X_train = train[features]
y_train = train[target]

X_test = test[features]
y_test = test[target]

print(f"Train: {X_train.shape}, Test: {X_test.shape}")

## 🧪 2. Model Training & Evaluation

We will train several models and evaluate them using:
- Mean Absolute Error (MAE)
- Root Mean Squared Error (RMSE)
- R² (Coefficient of Determination)

All results will be compared against our previous baseline models.

### 🧮 2.1 Linear Regression

In [None]:
# Initialize and train the model
linreg = LinearRegression()
linreg.fit(X_train, y_train)

# Predict on test set
linreg_preds = linreg.predict(X_test)
linreg_preds = pd.Series(linreg_preds, index=y_test.index)

# Evaluate
evaluate_model(y_test, linreg_preds, "Linear Regression")

### 📈 2.2 Ridge Regression (L2 regularización)

In [None]:
ridge = Ridge(alpha=1.0)  # puedes ajustar alpha después
ridge.fit(X_train, y_train)
ridge_preds = ridge.predict(X_test)

evaluate_model(y_test, ridge_preds, "Ridge Regression")

### 📉 2.3 Lasso Regression (L1 regularización)

In [None]:
lasso = Lasso(alpha=0.1)  # valor típico, ajustable
lasso.fit(X_train, y_train)
lasso_preds = lasso.predict(X_test)
lasso_preds = pd.Series(lasso_preds, index=y_test.index)

evaluate_model(y_test, lasso_preds, "Lasso Regression")

In [None]:
coefs = pd.Series(lasso.coef_, index=X_train.columns)
coefs.sort_values().plot(kind="barh", figsize=(10, 8))
plt.title("Feature Coefficients - Lasso Regression")
set_plot_style()
plt.show()

In [None]:
(lasso.coef_ == 0).sum()

### 🐿️ 2.4 Random Forest Regressor (Tree-based)

This model uses an ensemble of decision trees to learn non-linear relationships between features and the target.
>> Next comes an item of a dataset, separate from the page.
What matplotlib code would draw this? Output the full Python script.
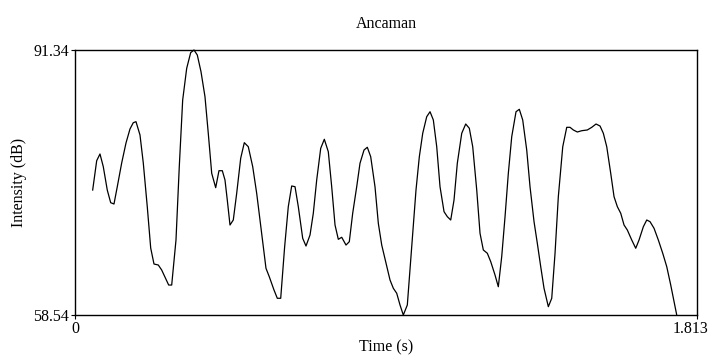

It can capture interactions and hierarchical patterns in the data, and also provides built-in feature importance.

In [None]:
# Initialize and train the model
rf = RandomForestRegressor(n_estimators=100, max_depth=None, random_state=42, n_jobs=-1)
rf.fit(X_train, y_train)

# Predict on test set
rf_preds = rf.predict(X_test)
rf_preds = pd.Series(rf_preds, index=y_test.index)

# Evaluation metrics
evaluate_model(y_test, rf_preds, "Random Forest")

In [None]:
feature_importance = pd.Series(rf.feature_importances_, index=X_train.columns)
top_features = feature_importance.sort_values(ascending=False).head(20)

plt.figure(figsize=(10, 6))
sns.barplot(x=top_features.values, y=top_features.index, palette="viridis")
plt.title("Top 20 Feature Importances – Random Forest")
plt.xlabel("Importance Score")
plt.tight_layout()
plt.show()

In [None]:
X_train = X_train.drop(columns=["total_load_forecast"])
X_test = X_test.drop(columns=["total_load_forecast"])

In [None]:
# Initialize and train the model
rf = RandomForestRegressor(n_estimators=100, max_depth=None, random_state=42, n_jobs=-1)
rf.fit(X_train, y_train)

# Predict on test set
rf_preds = rf.predict(X_test)
rf_preds = pd.Series(rf_preds, index=y_test.index)

# Evaluation metrics
evaluate_model(y_test, rf_preds, "Random Forest")

In [None]:
feature_importance = pd.Series(rf.feature_importances_, index=X_train.columns)
top_features = feature_importance.sort_values(ascending=False).head(20)

plt.figure(figsize=(10, 6))
sns.barplot(x=top_features.values, y=top_features.index, palette="viridis")
plt.title("Top 20 Feature Importances – Random Forest")
plt.xlabel("Importance Score")
plt.tight_layout()
plt.show()

### 🧪 Data Leakage Exploration

During modeling, we included a feature called `total_load_forecast` which was highly correlated with the target (`total_load_actual`). This variable represents the forecasted value from another system — not available during real-time predictions.

This resulted in overly optimistic results:

- **MAE dropped significantly**
- **R² rose to near perfection**
- **Feature importance was dominated by this single variable**

We visualize this below:

📊 Feature Importance (with leakage):

![image.png](attachment:image.png)

To correct for this, we dropped `total_load_forecast` and re-trained the models. As expected, performance metrics slightly decreased, but now reflect a more realistic setting.

📊 Feature Importance (corrected model):

![image-2.png](attachment:image-2.png)

---

⚠️ This example illustrates how easily models can be misled by "future" data, and why understanding the source and availability of features is essential in time series problems.